Last fall, Glenda Hood dodged a recall petition after City Clerk Grace Chewning impounded signatures asking for the mayor's removal.
An ambiguous state law appeared to give Chewning that power. It said the clerk's office had the right to determine if the petition was "facially valid" before being sent to the supervisor of elections.
But that part of the law would render the process useless. What city employee would risk being fired by allowing his or her boss to face a recall petition?
One of the people paying attention was Rep. Tom Feeney of Oviedo. He discussed with his staff whether Chewning had the power to halt the petition. No, he was told. Still, an Orange County judge upheld Chewning's decision. So Feeney went to work in the Florida Legislature, pushing through an amendment to an election reform bill that effectively takes the city clerk out of the process. That change quietly took effect when Gov. Jeb Bush signed the reform measure June 7.
Feeney says he has nothing against Hood. "The mayor is a friend of mine," he says.
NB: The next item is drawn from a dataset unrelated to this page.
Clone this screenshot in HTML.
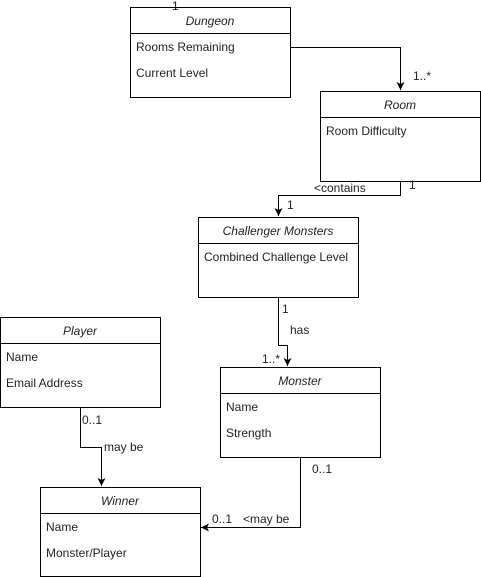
<!DOCTYPE html>
<html><head><meta charset="utf-8"><style>body{margin:0;background:#fff}svg{display:block}text{font-family:"Liberation Sans",sans-serif;font-size:12px;fill:#222}</style></head><body>
<svg width="481" height="577" viewBox="0 0 481 577" xmlns="http://www.w3.org/2000/svg">
<defs><marker id="a" markerWidth="10" markerHeight="10" refX="8" refY="4" orient="auto" markerUnits="userSpaceOnUse"><path d="M0,0 L8,4 L0,8 L2,4 z" fill="#000"/></marker></defs>
<g fill="#fff" stroke="#000" stroke-width="1">
<rect x="130.5" y="7.5" width="160" height="90"/><line x1="130" y1="33.5" x2="290" y2="33.5"/>
<rect x="320.5" y="91.5" width="160" height="90"/><line x1="320" y1="117.5" x2="480" y2="117.5"/>
<rect x="198.5" y="217.5" width="160" height="80"/><line x1="198" y1="243.5" x2="358" y2="243.5"/>
<rect x="0.5" y="317.5" width="160" height="90"/><line x1="0" y1="343.5" x2="160" y2="343.5"/>
<rect x="220.5" y="367.5" width="160" height="90"/><line x1="220" y1="393.5" x2="380" y2="393.5"/>
<rect x="40.5" y="487.5" width="160" height="89"/><line x1="40" y1="513.5" x2="200" y2="513.5"/>
</g>
<g fill="none" stroke="#000" stroke-width="1" marker-end="url(#a)">
<path d="M290,47.5 H400.5 V90"/>
<path d="M400.5,181 V195.5 H278.5 V216"/>
<path d="M278.5,297 V345.5 H287.5 V366"/>
<path d="M80.5,407 V447.5 H101.5 V486"/>
<path d="M300.5,457 V527.5 H201"/>
</g>
<g font-style="italic" text-anchor="middle">
<text x="210" y="25" font-style="italic">Dungeon</text>
<text x="400" y="109" font-style="italic">Room</text>
<text x="278" y="235" font-style="italic">Challenger Monsters</text>
<text x="80" y="335" font-style="italic">Player</text>
<text x="300" y="385" font-style="italic">Monster</text>
<text x="120" y="505" font-style="italic">Winner</text>
</g>
<text x="136" y="51">Rooms Remaining</text>
<text x="136" y="77">Current Level</text>
<text x="326" y="135">Room Difficulty</text>
<text x="204" y="261">Combined Challenge Level</text>
<text x="6" y="361">Name</text>
<text x="6" y="387">Email Address</text>
<text x="226" y="411">Name</text>
<text x="226" y="437">Strength</text>
<text x="46" y="531">Name</text>
<text x="46" y="557">Monster/Player</text>
<text x="172" y="10">1</text>
<text x="413" y="80">1..*</text>
<text x="314" y="192">&lt;contains</text>
<text x="409" y="189">1</text>
<text x="287" y="209">1</text>
<text x="282" y="313">1</text>
<text x="290" y="334">has</text>
<text x="262" y="363">1..*</text>
<text x="82" y="424">0..1</text>
<text x="104" y="451">may be</text>
<text x="312" y="473">0..1</text>
<text x="212" y="523">0..1</text>
<text x="243" y="523">&lt;may be</text>
</svg>
</body></html>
Rather, he was motivated by the "horrible dilemma" faced by city clerks because he considered it unfair for legislators to place them in that situation. "It is very disturbing any time we have laws that are ambiguous to the democratically-elected process," Feeney says.
Doug Guetzloe, the political consultant and talk radio host who pushed for Hood's recall, encouraged Feeney, but says he has no plans to begin another petition against Hood.